- _Raw data_:
-- BEGIN --

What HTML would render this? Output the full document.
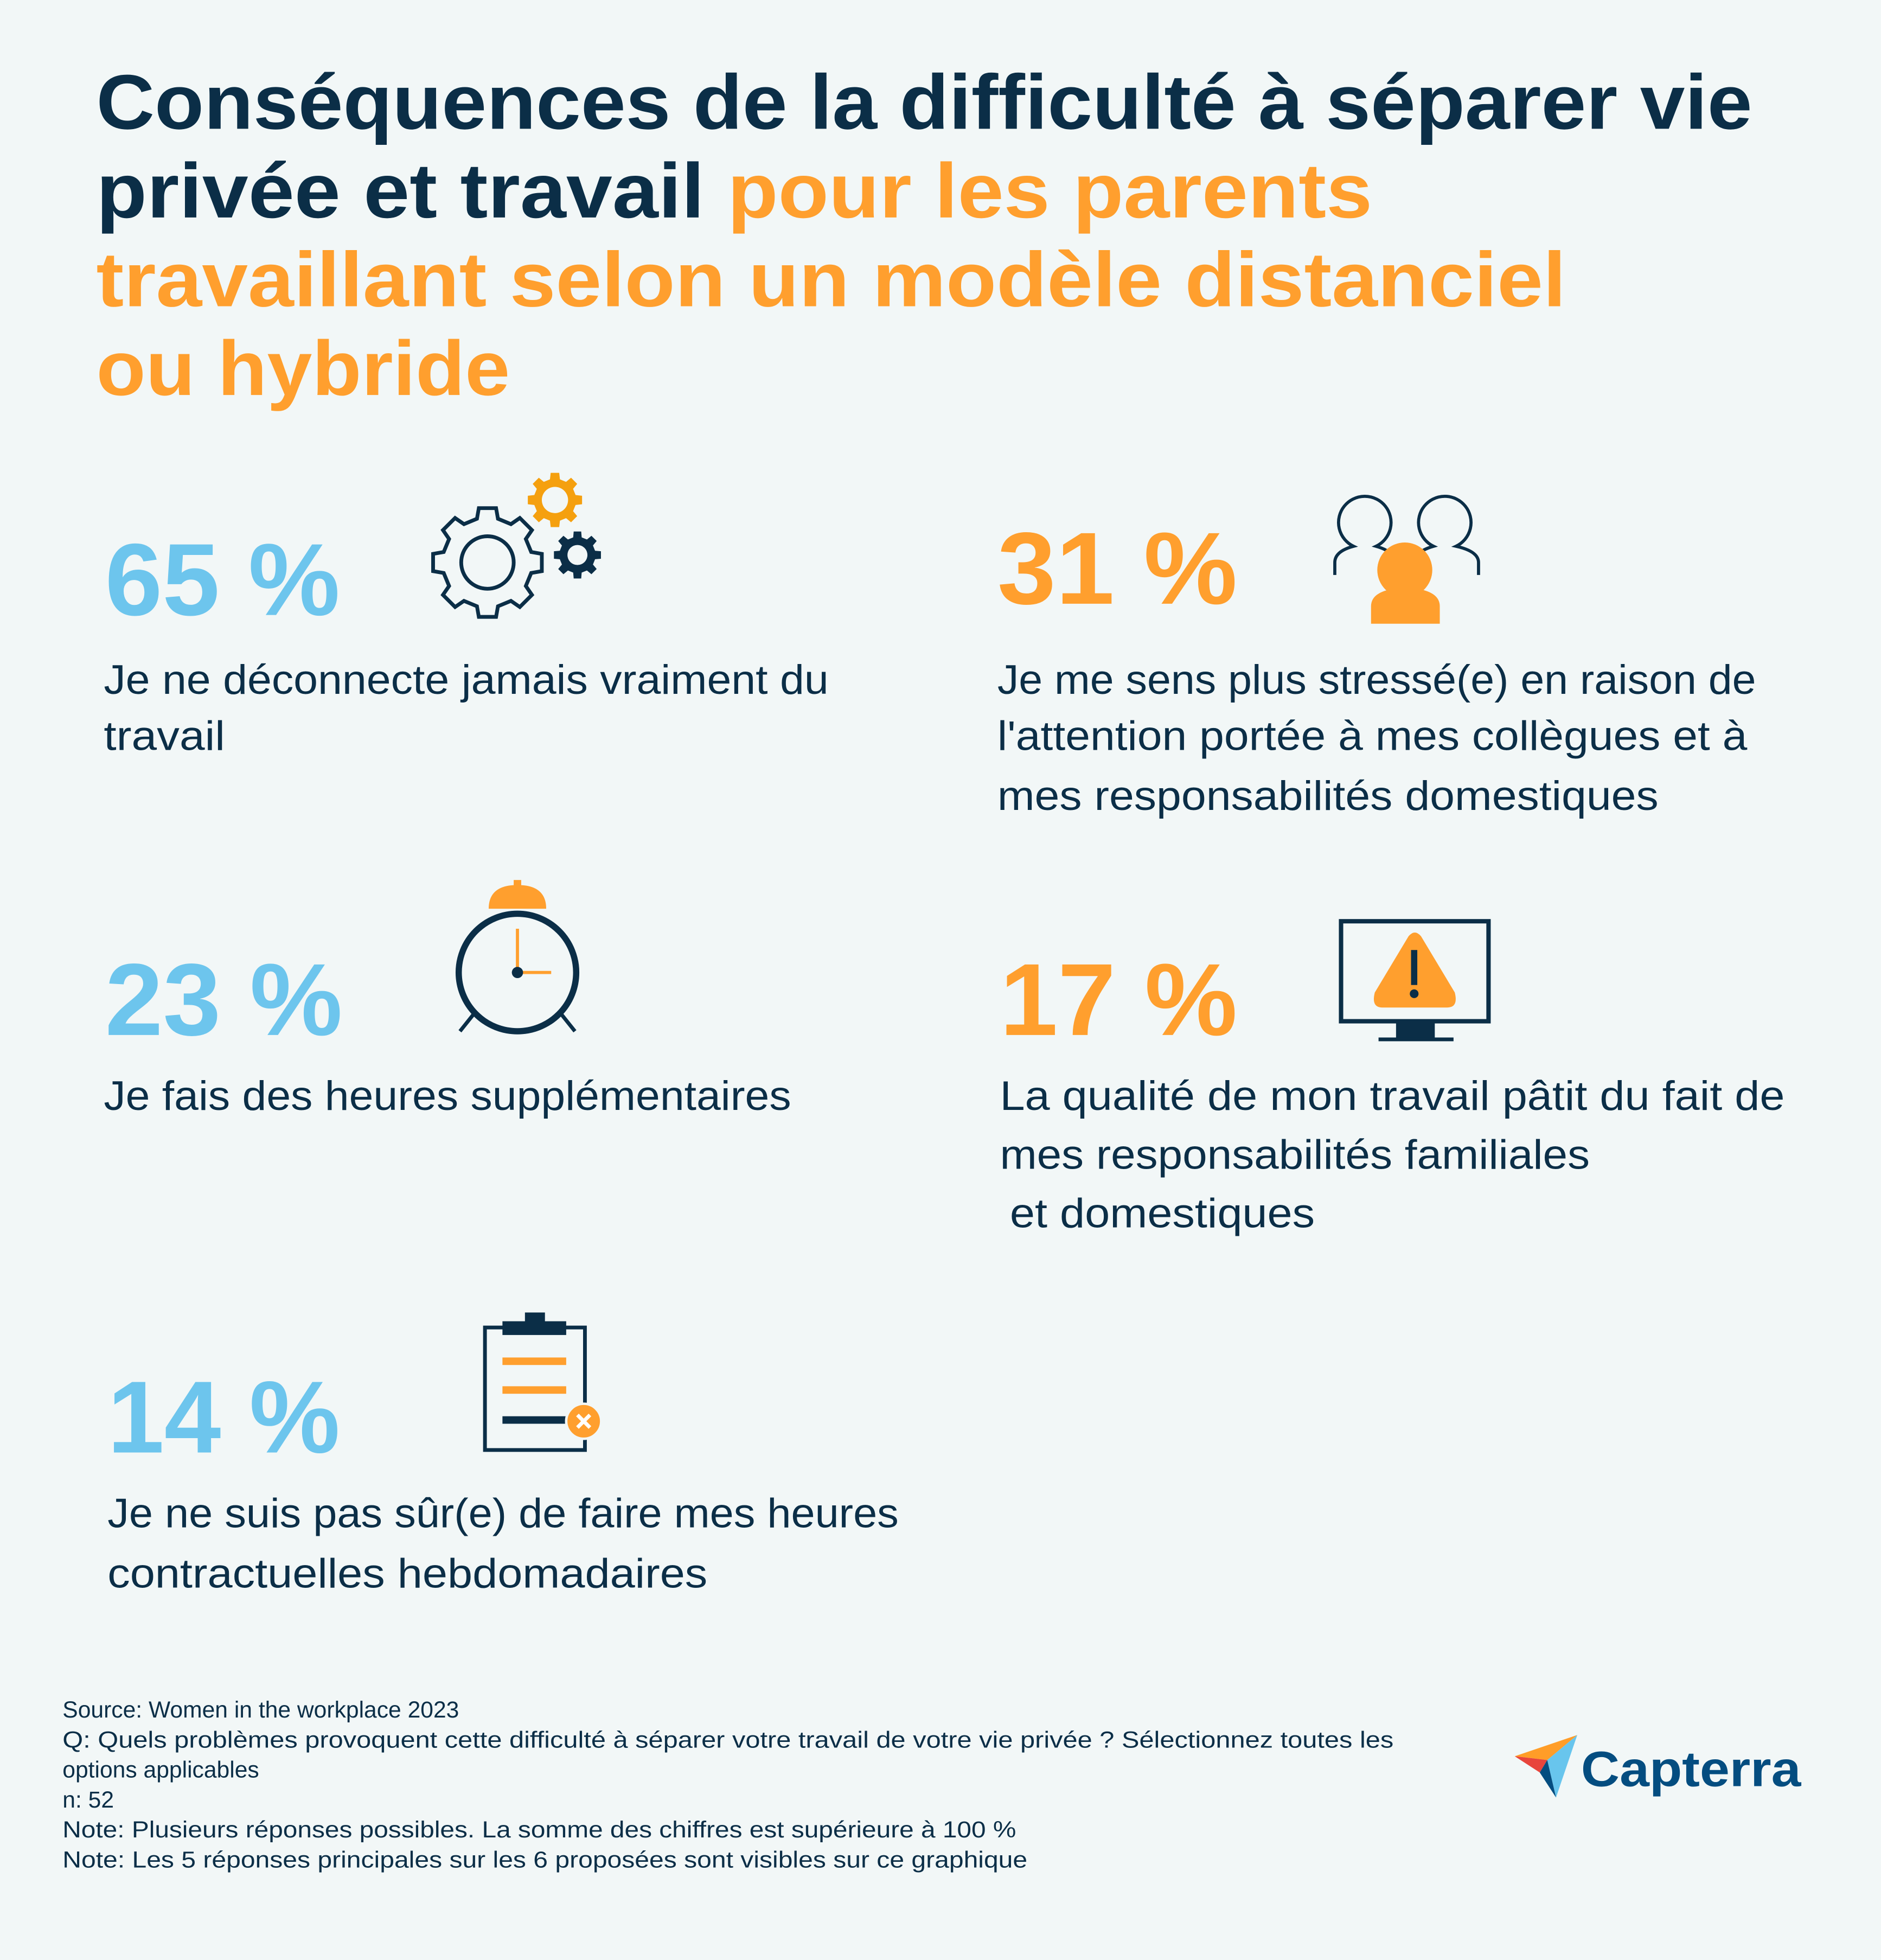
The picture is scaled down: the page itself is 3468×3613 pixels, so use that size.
<!DOCTYPE html>
<html><head><meta charset="utf-8"><style>
html,body{margin:0;padding:0;background:#f2f7f7;}
svg{display:block}
text{font-family:"Liberation Sans",sans-serif}
</style></head><body>
<svg id="root" width="3468" height="3613" viewBox="0 0 1505 1568" xmlns="http://www.w3.org/2000/svg">
<rect width="1505" height="1568" fill="#f2f7f7"/>
<g font-weight="bold" font-size="62">
<text x="77" y="103" fill="#0b2e47" textLength="1325" lengthAdjust="spacingAndGlyphs">Conséquences de la difficulté à séparer vie</text>
<text x="77" y="174" textLength="1021" lengthAdjust="spacingAndGlyphs"><tspan fill="#0b2e47">privée et travail </tspan><tspan fill="#ff9f2e">pour les parents</tspan></text>
<text x="77" y="245" fill="#ff9f2e" textLength="1176" lengthAdjust="spacingAndGlyphs">travaillant selon un modèle distanciel</text>
<text x="77" y="316" fill="#ff9f2e" textLength="331" lengthAdjust="spacingAndGlyphs">ou hybride</text>
</g>

<g font-weight="bold" font-size="82">
<text x="84" y="492" fill="#6dc5ed" textLength="188" lengthAdjust="spacingAndGlyphs">65 %</text>
<text x="798" y="483" fill="#ff9f2e" textLength="192" lengthAdjust="spacingAndGlyphs">31 %</text>
<text x="84" y="828" fill="#6dc5ed" textLength="190" lengthAdjust="spacingAndGlyphs">23 %</text>
<text x="800" y="828" fill="#ff9f2e" textLength="190" lengthAdjust="spacingAndGlyphs">17 %</text>
<text x="86" y="1162" fill="#6dc5ed" textLength="186" lengthAdjust="spacingAndGlyphs">14 %</text>
</g>

<g font-size="33" fill="#0b2e47">
<g>
<text x="83" y="555" textLength="580" lengthAdjust="spacingAndGlyphs">Je ne déconnecte jamais vraiment du</text>
<text x="83" y="600" textLength="97" lengthAdjust="spacingAndGlyphs">travail</text></g>
<g>
<text x="798" y="555" textLength="607" lengthAdjust="spacingAndGlyphs">Je me sens plus stressé(e) en raison de</text>
<text x="798" y="600" textLength="600" lengthAdjust="spacingAndGlyphs">l'attention portée à mes collègues et à</text>
<text x="798" y="648" textLength="529" lengthAdjust="spacingAndGlyphs">mes responsabilités domestiques</text></g>
<g>
<text x="83" y="888" textLength="550" lengthAdjust="spacingAndGlyphs">Je fais des heures supplémentaires</text></g>
<g>
<text x="800" y="888" textLength="628" lengthAdjust="spacingAndGlyphs">La qualité de mon travail pâtit du fait de</text>
<text x="800" y="935" textLength="472" lengthAdjust="spacingAndGlyphs">mes responsabilités familiales</text>
<text x="808" y="982" textLength="244" lengthAdjust="spacingAndGlyphs">et domestiques</text></g>
<g>
<text x="86" y="1222" textLength="633" lengthAdjust="spacingAndGlyphs">Je ne suis pas sûr(e) de faire mes heures</text>
<text x="86" y="1270" textLength="480" lengthAdjust="spacingAndGlyphs">contractuelles hebdomadaires</text></g>
</g>

<g id="gears"></g>

<g fill="none" stroke="#0b2e47" stroke-width="2.5">
<path d="M1068,460 V450 Q1068,441 1083,437 A21,21 0 1 1 1101,437 Q1108,439 1112,442"/>
<path d="M1183,460 V450 Q1183,441 1165,437 A21,21 0 1 0 1147,437 Q1140,439 1136,442"/>
<circle cx="1124" cy="456" r="22" fill="#ff9f2e" stroke="none"/>
<path d="M1097,499 V485 Q1097,474 1115,471 H1134 Q1152,474 1152,485 V499 Z" fill="#ff9f2e" stroke="none"/>
</g>

<g>
<path d="M391,727 Q391,708 414,708 Q437,708 437,727 Z" fill="#ff9f2e"/>
<rect x="411" y="704" width="6" height="6" fill="#ff9f2e"/>
<line x1="380" y1="810" x2="368" y2="825" stroke="#0b2e47" stroke-width="3"/>
<line x1="448" y1="810" x2="460" y2="825" stroke="#0b2e47" stroke-width="3"/>
<circle cx="414" cy="778" r="47" fill="none" stroke="#0b2e47" stroke-width="5"/>
<line x1="414" y1="778" x2="414" y2="743" stroke="#ff9f2e" stroke-width="2.5"/>
<line x1="414" y1="778" x2="441" y2="778" stroke="#ff9f2e" stroke-width="2.5"/>
<circle cx="414" cy="778" r="4.5" fill="#0b2e47"/>
</g>

<g>
<rect x="1073" y="737" width="118" height="80" fill="none" stroke="#0b2e47" stroke-width="3.5"/>
<rect x="1117" y="817" width="31" height="15" fill="#0b2e47"/>
<rect x="1103" y="830" width="60" height="3" fill="#0b2e47"/>
<path d="M1127,749 Q1132,743 1137,749 L1164,794 Q1167,806 1158,806 H1106 Q1097,806 1100,794 Z" fill="#ff9f2e"/>
<rect x="1129" y="760" width="5" height="28" fill="#0b2e47"/>
<circle cx="1131.5" cy="795" r="3.5" fill="#0b2e47"/>
</g>

<g>
<rect x="388" y="1062" width="80" height="98" fill="none" stroke="#0b2e47" stroke-width="3"/>
<rect x="402" y="1057" width="51" height="11" fill="#0b2e47"/>
<rect x="420" y="1050" width="16" height="9" fill="#0b2e47"/>
<rect x="402" y="1086" width="51" height="6" fill="#ff9f2e"/>
<rect x="402" y="1109" width="51" height="6" fill="#ff9f2e"/>
<rect x="402" y="1133" width="51" height="6" fill="#0b2e47"/>
<circle cx="467" cy="1137" r="14" fill="#ff9f2e" stroke="#f2f7f7" stroke-width="2"/>
<path d="M462,1132 L472,1142 M472,1132 L462,1142" stroke="#fff" stroke-width="3"/>
</g>

<g font-size="18.5" fill="#0b2e47">
<text x="50" y="1374">Source: Women in the workplace 2023</text>
<text x="50" y="1398" textLength="1065" lengthAdjust="spacingAndGlyphs">Q:  Quels problèmes provoquent cette difficulté à séparer votre travail de votre vie privée ? Sélectionnez toutes les</text>
<text x="50" y="1422">options applicables</text>
<text x="50" y="1446">n: 52</text>
<text x="50" y="1470" textLength="763" lengthAdjust="spacingAndGlyphs">Note: Plusieurs réponses possibles. La somme des chiffres est supérieure à 100 %</text>
<text x="50" y="1494" textLength="772" lengthAdjust="spacingAndGlyphs">Note: Les 5 réponses principales sur les 6 proposées sont visibles sur ce graphique</text>
</g>

<g>
<path d="M1212,1405 L1262,1388 L1238,1408 Z" fill="#ff9d28"/>
<path d="M1212,1405 L1238,1408 L1232,1418 Z" fill="#e8453c"/>
<path d="M1238,1408 L1262,1388 L1245,1438 Z" fill="#68c5ed"/>
<path d="M1238,1408 L1245,1438 L1232,1418 Z" fill="#044d80"/>
<text x="1265" y="1429" font-size="40" font-weight="bold" fill="#044d80" textLength="176" lengthAdjust="spacingAndGlyphs">Capterra</text>
</g>
</svg>
<script>
function gearPath(cx,cy,rO,rI,n){
  var d='';var step=Math.PI*2/n;
  for(var i=0;i<n;i++){
    var a=i*step-Math.PI/2;
    var pts=[[rI,a-step*0.3],[rO,a-step*0.2],[rO,a+step*0.2],[rI,a+step*0.3]];
    pts.forEach(function(p,j){
      var x=cx+p[0]*Math.cos(p[1]),y=cy+p[0]*Math.sin(p[1]);
      d+=(i===0&&j===0?'M':'L')+x.toFixed(1)+','+y.toFixed(1);
    });
  }
  return d+'Z';
}
var g=document.getElementById('gears');
var ns='http://www.w3.org/2000/svg';
var big=document.createElementNS(ns,'path');


big.setAttribute('d',gearPath(390,450,44,36,8));
big.setAttribute('fill','none');big.setAttribute('stroke','#0b2e47');big.setAttribute('stroke-width','3');
g.appendChild(big);
var bc=document.createElementNS(ns,'circle');


bc.setAttribute('cx',390);bc.setAttribute('cy',450);bc.setAttribute('r',21);
bc.setAttribute('fill','none');bc.setAttribute('stroke','#0b2e47');bc.setAttribute('stroke-width','3');
g.appendChild(bc);
var og=document.createElementNS(ns,'path');


og.setAttribute('d',gearPath(444,400,22,17,8)+' M454.5,400 A10.5,10.5 0 1 0 433.5,400 A10.5,10.5 0 1 0 454.5,400Z');
og.setAttribute('fill','#f5a00f');og.setAttribute('fill-rule','evenodd');
g.appendChild(og);
var dg=document.createElementNS(ns,'path');


dg.setAttribute('d',gearPath(462,444,19,14.5,8)+' M470,444 A8,8 0 1 0 454,444 A8,8 0 1 0 470,444Z');
dg.setAttribute('fill','#0b2e47');dg.setAttribute('fill-rule','evenodd');
g.appendChild(dg);
</script>
</body></html>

-- END --

- _Written request_: Across the data above, how many lines include the word "size"? Give only the count.

- _Result of this task_: 6